Your objective =
Leave out all pictures. Return exactly the lines from the top of the material through the line containing "(halt) at (1481,125)".

Information provided =

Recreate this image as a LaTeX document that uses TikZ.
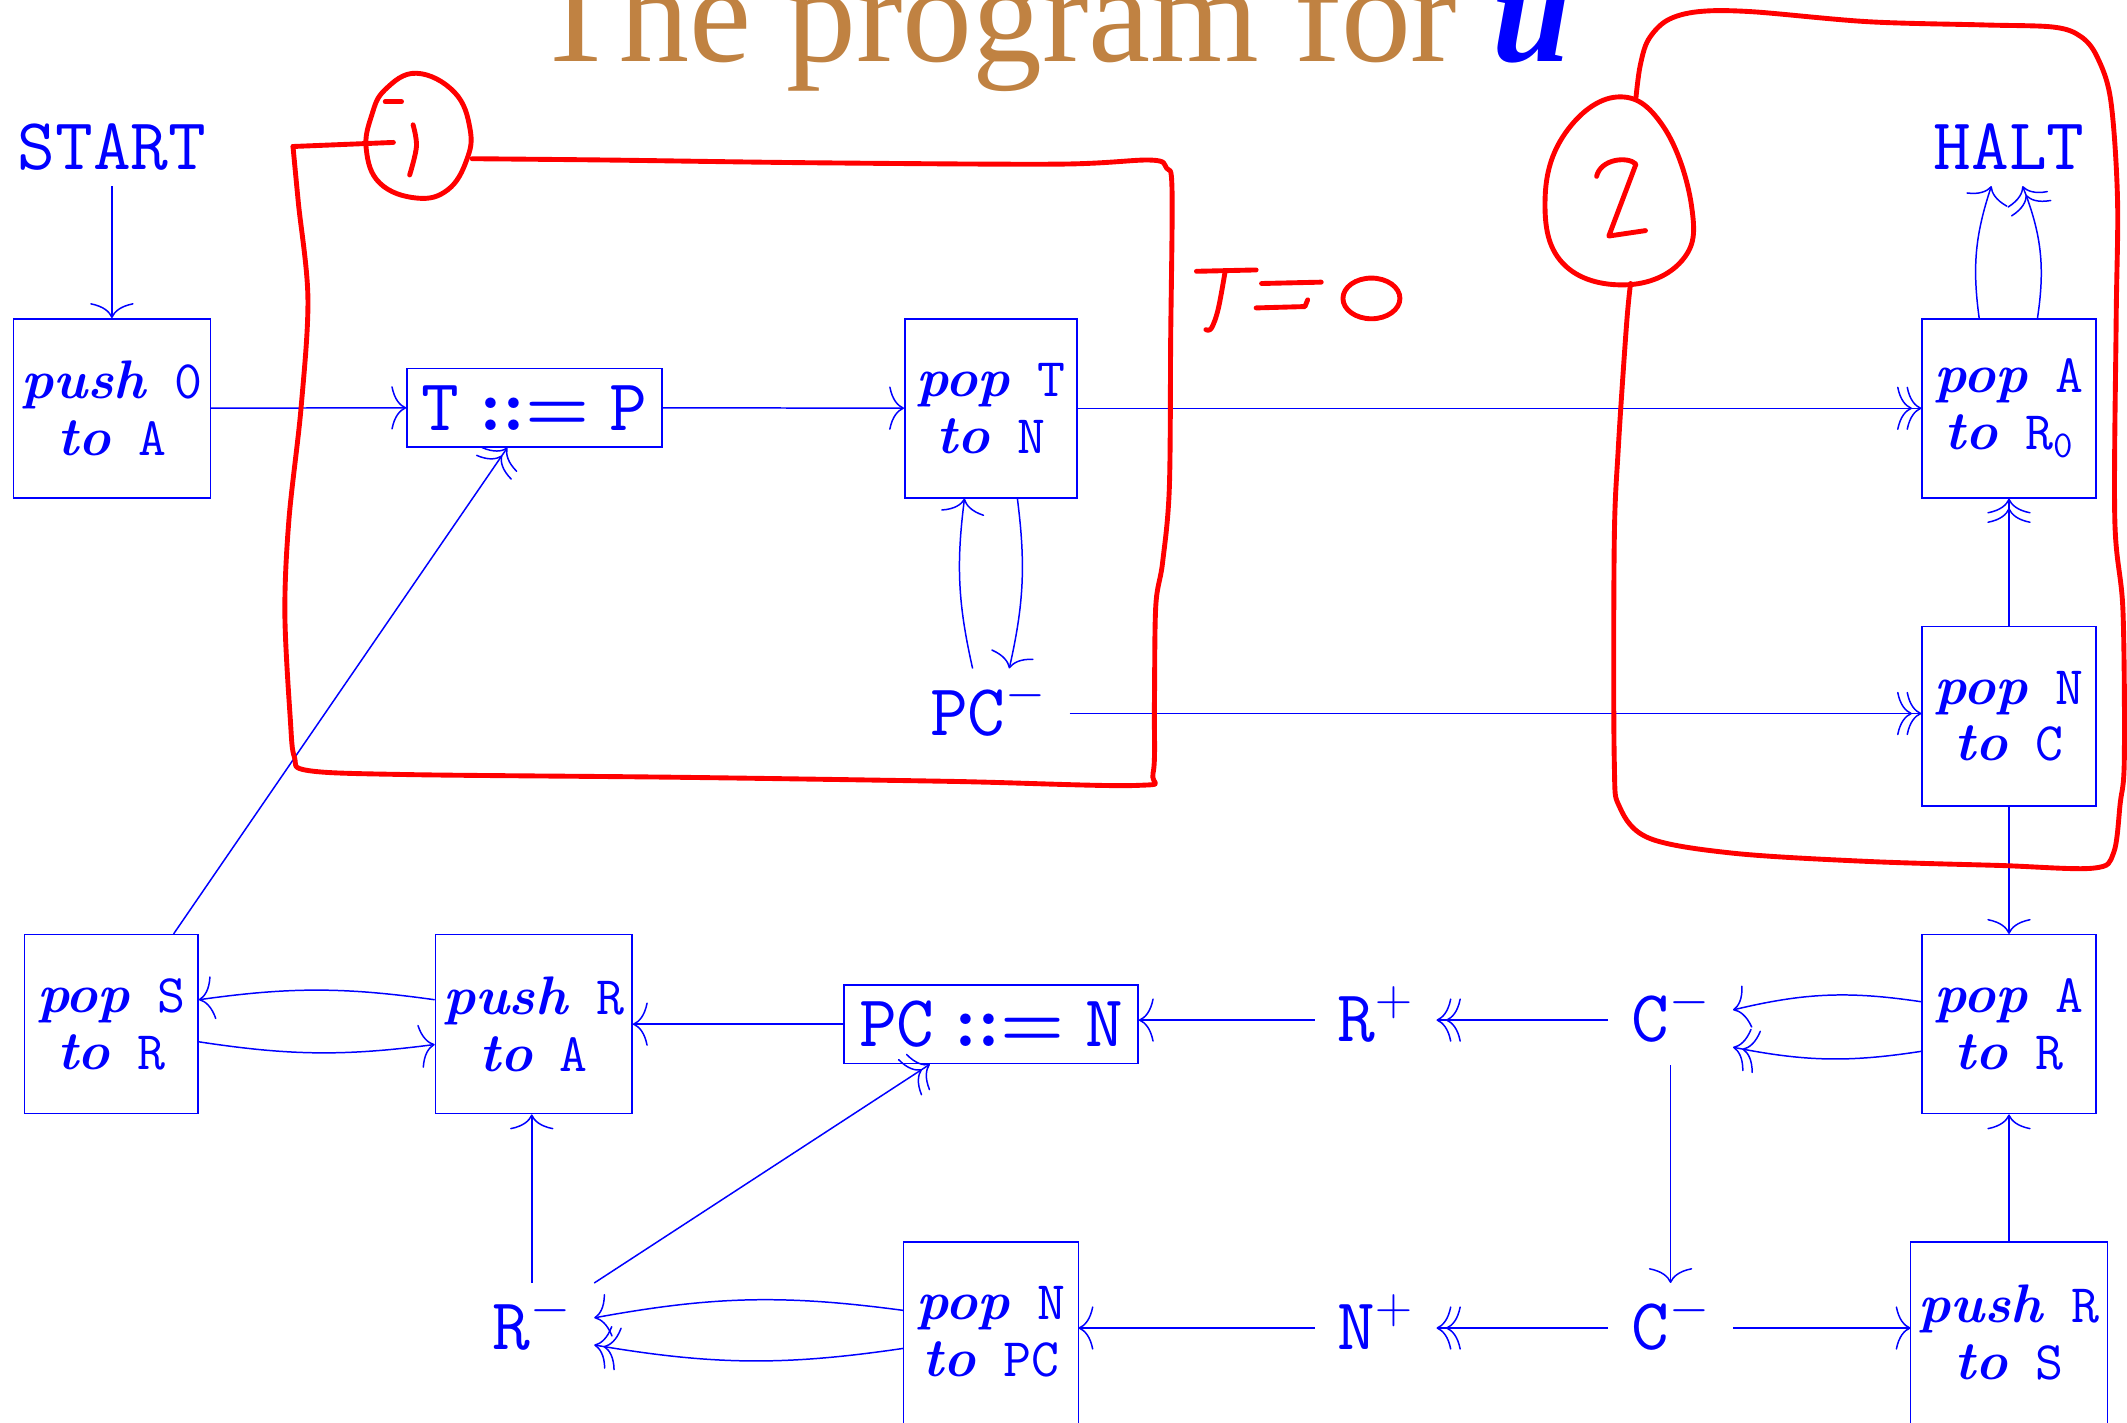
\RequirePackage{fix-cm}
\documentclass[tikz,border=0pt]{standalone}
\usepackage{fontspec}
\usetikzlibrary{arrows.meta,calc}
\newfontfamily\titlefont{Liberation Serif}
\definecolor{titlebrown}{RGB}{192,130,66}
\newcommand{\kw}[1]{\textbf{\textit{#1}}}
\newcommand{\reg}[1]{\texttt{#1}}
\newcommand{\becomes}{\mathrel{\hbox{\boldmath$::=$}}}
\newcommand{\gap}{\hspace{0.5em}}
\tikzset{
  wire/.style={draw=blue, line width=1.1pt},
  arr/.style={wire, -{To[length=11pt,width=32pt]}},
  arrr/.style={wire, -{To[length=11pt,width=32pt,sep=-4pt]To[length=11pt,width=32pt]}},
  instr/.style={draw=blue, line width=1.1pt, text=blue, minimum height=132pt,
    align=center, inner xsep=3pt, inner ysep=0pt, font=\fontsize{40}{42}\selectfont},
  openinstr/.style={instr, draw=none},
  boxline/.style={draw=blue, line width=1.1pt},
  assign/.style={draw=blue, line width=1.1pt, text=blue, minimum height=58pt,
    inner xsep=3pt, inner ysep=0pt, font=\fontsize{54}{60}\selectfont},
  lbl/.style={text=blue, anchor=base, text height=32pt, text depth=0pt,
    inner xsep=17pt, inner ysep=17pt, font=\fontsize{54}{60}\selectfont},
  endlbl/.style={lbl, inner ysep=12pt, inner xsep=12pt},
  ink/.style={draw=red, line width=3.6pt, line cap=round, line join=round},
}
\begin{document}
\begin{tikzpicture}[x=1pt, y=-1pt]
\useasboundingbox (0,0) rectangle (1568,1048.3);
\clip (0,0) rectangle (1568,1048.3);
\fill[white] (0,0) rectangle (1568,1048.3);

% heading
\node[anchor=base, inner sep=0pt, font=\titlefont\fontsize{103}{110}\selectfont] (title) at (775.5,45)
  {\textcolor{titlebrown}{The program for} \textcolor{blue}{\bfseries\itshape u}};

% end points
\node[endlbl] (start) at (82.5,125) {\reg{START}};
\node[endlbl] (halt) at (1481,125) {\reg{HALT}};

% first row
\node[instr, minimum width=145pt] (push0) at (82.5,301) {\kw{push}\gap\reg{0}\\\kw{to}\gap\reg{A}};
\node[assign, minimum width=188pt] (tp) at (394,300.5) {$\mathtt{T}\becomes\mathtt{P}$};
\node[instr, minimum width=127pt] (popT) at (730.5,301) {\kw{pop}\gap\reg{T}\\\kw{to}\gap\reg{N}};
\node[instr, minimum width=128pt] (popA0) at (1481,301) {\kw{pop}\gap\reg{A}\\\kw{to}\gap$\mathtt{R}_{\mathtt{0}}$};

% second row
\node[lbl] (pcm) at (728.5,542) {$\mathtt{PC}^-$};
\node[instr, minimum width=128pt] (popNC) at (1481,528) {\kw{pop}\gap\reg{N}\\\kw{to}\gap\reg{C}};

% third row
\node[instr, minimum width=128pt] (popSR) at (82,755) {\kw{pop}\gap\reg{S}\\\kw{to}\gap\reg{R}};
\node[instr, minimum width=145pt] (pushRA) at (393.5,755) {\kw{push}\gap\reg{R}\\\kw{to}\gap\reg{A}};
\node[assign, minimum width=217pt] (pcn) at (730.5,755) {$\mathtt{PC}\becomes\mathtt{N}$};
\node[lbl] (rplus) at (1014,768) {$\mathtt{R}^+$};
\node[lbl] (cmA) at (1231.5,768) {$\mathtt{C}^-$};
\node[instr, minimum width=128pt] (popAR) at (1481,755) {\kw{pop}\gap\reg{A}\\\kw{to}\gap\reg{R}};

% fourth row (boxes run past the lower edge)
\node[lbl] (rminus) at (392,995) {$\mathtt{R}^-$};
\node[openinstr, minimum width=128pt] (popNPC) at (730.5,982) {\kw{pop}\gap\reg{N}\\\kw{to}\gap\reg{PC}};
\node[lbl] (nplus) at (1014,995) {$\mathtt{N}^+$};
\node[lbl] (cmB) at (1231.5,995) {$\mathtt{C}^-$};
\node[openinstr, minimum width=144pt] (pushRS) at (1481,982) {\kw{push}\gap\reg{R}\\\kw{to}\gap\reg{S}};
\draw[boxline] ([yshift=-30pt]popNPC.south west) rectangle (popNPC.north east);
\draw[boxline] ([yshift=-30pt]pushRS.south west) rectangle (pushRS.north east);

% control flow
\draw[arr] (start) -- (push0);
\draw[arr] (push0) -- (tp);
\draw[arr] (tp) -- (popT);
\draw[arrr] (popT) -- (popA0);
\draw[arr] ([xshift=19.5pt]popT.south) to[bend left=10] ([xshift=15.5pt]pcm.north);
\draw[arr] ([xshift=-11.5pt]pcm.north) to[bend left=10] ([xshift=-19.5pt]popT.south);
\draw[arrr] (pcm.east) -- (pcm.east -| popNC.west);
\draw[arrr] (popNC) -- (popA0);
\draw[arr] ([xshift=-22pt]popA0.north) to[bend left=13] ([xshift=-13pt]halt.south);
\draw[arrr] ([xshift=21pt]popA0.north) to[bend right=15] ([xshift=10pt]halt.south);
\draw[arr] (popNC) -- (popAR);
\draw[arr] ([yshift=16.5pt]popAR.west) to[bend right=11] ([yshift=7.5pt]cmA.east);
\draw[arrr] ([yshift=-20pt]popAR.west) to[bend left=10] ([yshift=-20pt]cmA.east);
\draw[arrr] (cmA) -- (rplus);
\draw[arr] (rplus.west) -- (rplus.west -| pcn.east);
\draw[arr] (pcn) -- (pushRA);
\draw[arr] ([yshift=18pt]pushRA.west) to[bend right=8] ([yshift=18pt]popSR.east);
\draw[arr] ([yshift=-13pt]popSR.east) to[bend right=8] ([yshift=-15pt]pushRA.west);
\draw[arrr] ([xshift=46pt]popSR.north) -- ([xshift=-20pt]tp.south);
\draw[arr] (cmA) -- (cmB);
\draw[arrr] (cmB) -- (nplus);
\draw[arr] (nplus.west) -- (nplus.west -| popNPC.east);
\draw[arr] (cmB.east) -- (cmB.east -| pushRS.west);
\draw[arr] (pushRS.north) -- (popAR.south);
\draw[arr] ([yshift=16pt]popNPC.west) to[bend right=9] ([yshift=7.5pt]rminus.east);
\draw[arrr] ([yshift=-12pt]popNPC.west) to[bend left=9] ([yshift=-12.5pt]rminus.east);
\draw[arr] (rminus.north) -- (rminus.north |- pushRA.south);
\draw[arrr] (rminus.north east) -- ([xshift=-45pt]pcn.south);

% hand-drawn annotations: region 1
\draw[ink] plot[smooth cycle, tension=0.7] coordinates {(307,54) (335,68) (346.5,95) (344,118) (330,140) (307,146) (280,135) (270,110) (274,85) (284,66)};
\draw[ink] (284,75) -- (296,75);
\draw[ink] plot[smooth, tension=0.6] coordinates {(304.5,92) (307,108) (302,129)};
\draw[ink] (290,105) -- (216,108);
\draw[ink] plot[smooth, tension=0.55] coordinates {(216,108) (220,150) (227,220) (222,300) (213,383) (210,452) (214,530) (217,558) (227,568) (300,571) (500,573) (700,576) (838,579) (850,570) (851,520) (852,447) (857,415) (862,360) (863,250) (864,140) (860,124) (848,118) (780,121) (600,120) (450,118) (348,117)};
% T = 0
\draw[ink] (882,200) -- (926,199);
\draw[ink] plot[smooth, tension=0.6] coordinates {(903,201) (898,228) (893,242) (889,243)};
\draw[ink] (930,209) -- (974,208);
\draw[ink] (926,227) -- (962,226) -- (964,221);
\draw[ink] (1011,220) ellipse[x radius=21, y radius=15];
% region 2
\draw[ink] plot[smooth cycle, tension=0.7] coordinates {(1192,71.5) (1226,93) (1247,152) (1240,192) (1198,210) (1152,194) (1139,147) (1154,98)};
\draw[ink] (1177,130) .. controls (1180,117) and (1200,115) .. (1206,121) -- (1186,174) -- (1213,170);
\draw[ink] plot[smooth, tension=0.55] coordinates {(1206,72) (1209,49) (1215,29.5) (1229,15) (1252,8.6) (1291,8.6) (1377,16) (1463,18.4) (1514,20) (1534,27) (1546,42) (1556,74) (1561,147) (1560,236) (1559,383) (1565,450) (1566,560) (1563,592) (1558,629) (1543,640) (1474,638) (1376,635) (1278,629) (1216,618) (1194,595) (1190,560) (1190,400) (1193,330) (1199,240) (1202,209)};
\end{tikzpicture}
\end{document}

Final result =
Recreate this image as a LaTeX document that uses TikZ.
\RequirePackage{fix-cm}
\documentclass[tikz,border=0pt]{standalone}
\usepackage{fontspec}
\usetikzlibrary{arrows.meta,calc}
\newfontfamily\titlefont{Liberation Serif}
\definecolor{titlebrown}{RGB}{192,130,66}
\newcommand{\kw}[1]{\textbf{\textit{#1}}}
\newcommand{\reg}[1]{\texttt{#1}}
\newcommand{\becomes}{\mathrel{\hbox{\boldmath$::=$}}}
\newcommand{\gap}{\hspace{0.5em}}
\tikzset{
  wire/.style={draw=blue, line width=1.1pt},
  arr/.style={wire, -{To[length=11pt,width=32pt]}},
  arrr/.style={wire, -{To[length=11pt,width=32pt,sep=-4pt]To[length=11pt,width=32pt]}},
  instr/.style={draw=blue, line width=1.1pt, text=blue, minimum height=132pt,
    align=center, inner xsep=3pt, inner ysep=0pt, font=\fontsize{40}{42}\selectfont},
  openinstr/.style={instr, draw=none},
  boxline/.style={draw=blue, line width=1.1pt},
  assign/.style={draw=blue, line width=1.1pt, text=blue, minimum height=58pt,
    inner xsep=3pt, inner ysep=0pt, font=\fontsize{54}{60}\selectfont},
  lbl/.style={text=blue, anchor=base, text height=32pt, text depth=0pt,
    inner xsep=17pt, inner ysep=17pt, font=\fontsize{54}{60}\selectfont},
  endlbl/.style={lbl, inner ysep=12pt, inner xsep=12pt},
  ink/.style={draw=red, line width=3.6pt, line cap=round, line join=round},
}
\begin{document}
\begin{tikzpicture}[x=1pt, y=-1pt]
\useasboundingbox (0,0) rectangle (1568,1048.3);
\clip (0,0) rectangle (1568,1048.3);
\fill[white] (0,0) rectangle (1568,1048.3);

% heading
\node[anchor=base, inner sep=0pt, font=\titlefont\fontsize{103}{110}\selectfont] (title) at (775.5,45)
  {\textcolor{titlebrown}{The program for} \textcolor{blue}{\bfseries\itshape u}};

% end points
\node[endlbl] (start) at (82.5,125) {\reg{START}};
\node[endlbl] (halt) at (1481,125) {\reg{HALT}};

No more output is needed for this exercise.